A military spokesman who demands anonymity assures the Post that "the army does not systemically violate human rights." But even if it only does so in an unofficial, disorganized way, the alleged abuses—which include torture, beatings, illegal raids and arrests, and gunfire aimed at civilians—are a predictable result of expecting soldiers to act like cops and cops to act like soldiers. The military spokesman complains:

It's like the United States in Iraq or Afghanistan, only more difficult because they can usually tell who are the criminals and who are the civilians. We do not have that luxury.

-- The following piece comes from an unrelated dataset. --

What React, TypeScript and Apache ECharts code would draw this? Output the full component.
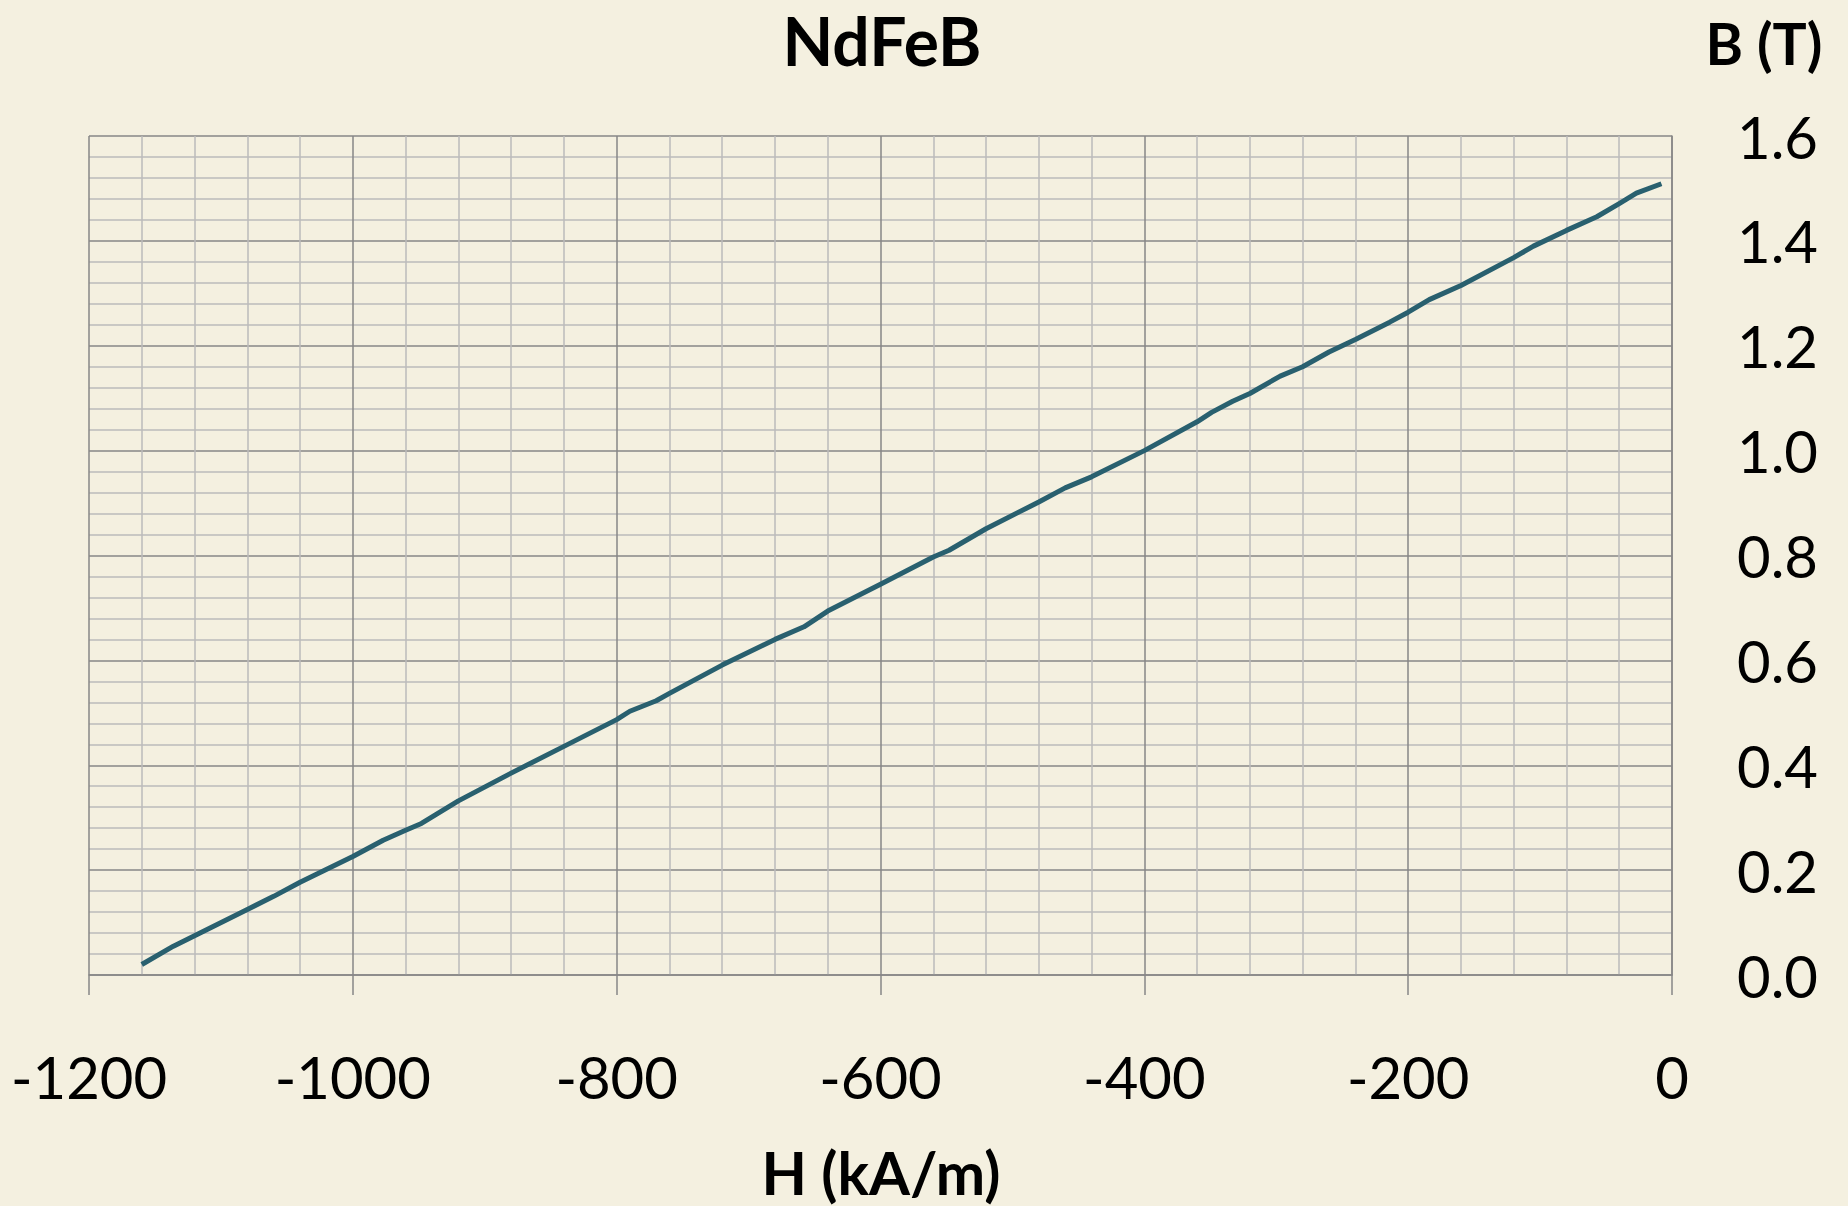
import React, { useEffect, useRef } from "react";
import * as echarts from "echarts";

const hValues = [
  -1160, -1136, -1120, -1080, -1060, -1040, -1000, -977, -960, -948, -920, -880,
  -840, -800, -790, -770, -760, -720, -680, -658, -640, -600, -560, -548, -520,
  -480, -460, -440, -400, -360, -349, -333, -320, -297, -280, -260, -240, -214,
  -200, -184, -160, -120, -105, -80, -57, -40, -27, -8,
];
const bValues = [
  0.02, 0.055, 0.075, 0.125, 0.15, 0.177, 0.226, 0.257, 0.276, 0.289, 0.332, 0.385,
  0.436, 0.487, 0.503, 0.523, 0.537, 0.591, 0.64, 0.664, 0.694, 0.745, 0.797, 0.81, 0.851,
  0.902, 0.929, 0.95, 1.0, 1.055, 1.073, 1.094, 1.109, 1.142, 1.16, 1.188, 1.212, 1.245,
  1.264, 1.288, 1.315, 1.368, 1.39, 1.42, 1.446, 1.471, 1.491, 1.509,
];
const titleText = "NdFeB";
const xTitle = "H (kA/m)";
const yTitle = "B (T)";

const FONT = "Lato, 'Open Sans', sans-serif";
const MAJOR = "#878787";
const MINOR = "#BBBBBB";

export default function App() {
  const ref = useRef<HTMLDivElement>(null);
  useEffect(() => {
    if (!ref.current) return;
    const chart = echarts.init(ref.current, null, { renderer: "svg" });
    const data = hValues.map((h, i) => [h, bValues[i]]);
    chart.setOption({
      animation: false,
      backgroundColor: "#F4F0E0",
      grid: { left: 89, top: 136, right: 176, bottom: 231, containLabel: false },
      graphic: [
        {
          type: "text",
          x: 882,
          y: 40,
          style: { text: titleText, font: `bold 66px ${FONT}`, fill: "#000", align: "center", verticalAlign: "middle" },
        },
        {
          type: "text",
          x: 1764,
          y: 43,
          style: { text: yTitle, font: `bold 57px ${FONT}`, fill: "#000", align: "center", verticalAlign: "middle" },
        },
        {
          type: "text",
          x: 881,
          y: 1172,
          style: { text: xTitle, font: `bold 59px ${FONT}`, fill: "#000", align: "center", verticalAlign: "middle" },
        },
      ],
      xAxis: {
        type: "value",
        min: -1200,
        max: 0,
        interval: 200,
        position: "bottom",
        axisLine: { show: true, onZero: false, lineStyle: { color: MAJOR, width: 1.5 } },
        axisTick: { show: true, inside: false, length: 20, lineStyle: { color: MAJOR, width: 1.5 } },
        axisLabel: {
          color: "#000",
          fontSize: 58,
          fontFamily: FONT,
          margin: 72,
          formatter: (v: number) => String(v),
        },
        splitLine: { show: true, lineStyle: { color: MAJOR, width: 1.5 } },
        minorTick: { show: false, splitNumber: 5 },
        minorSplitLine: { show: true, lineStyle: { color: MINOR, width: 1.5 } },
      },
      yAxis: {
        type: "value",
        min: 0,
        max: 1.6,
        interval: 0.2,
        position: "right",
        axisLine: { show: true, lineStyle: { color: MAJOR, width: 1.5 } },
        axisTick: { show: false },
        axisLabel: {
          color: "#000",
          fontSize: 58,
          fontFamily: FONT,
          margin: 65,
          formatter: (v: number) => v.toFixed(1),
        },
        splitLine: { show: true, lineStyle: { color: MAJOR, width: 1.5 } },
        minorTick: { show: false, splitNumber: 5 },
        minorSplitLine: { show: true, lineStyle: { color: MINOR, width: 1.5 } },
      },
      series: [
        {
          type: "line",
          data,
          showSymbol: false,
          symbol: "none",
          lineStyle: { color: "#29606F", width: 5, join: "round", cap: "butt" },
          z: 5,
        },
      ],
    });
    return () => chart.dispose();
  }, []);
  return (
    <div
      ref={ref}
      style={{ position: "fixed", left: 0, top: 0, width: 1848, height: 1206 }}
    />
  );
}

In the drug war, the line between criminal and civilian is blurred.

According to Abel Barra, executive director of the Tlachinollan Human Rights Center in Guerrero, "militarization has caused more damage to society here than it has helped us live in peace." Yet the U.S. supports this policy financially and politically while disclaiming responsibility for its consequences:

"The U.S. Congress made clear that it supports the Merida Initiative against the cartels, but it does not support a blank check for the Mexican military," said Sen. Patrick Leahy (D-Vt.). "A portion of our aid is conditioned on respect for human rights."

Another way of saying this is that the U.S. would continue funding Mexico's war on drugs even if the government made no pretense of caring about human rights. With a little lip service but very little action, it can earn the entire $1.4 billion allocated by Congress.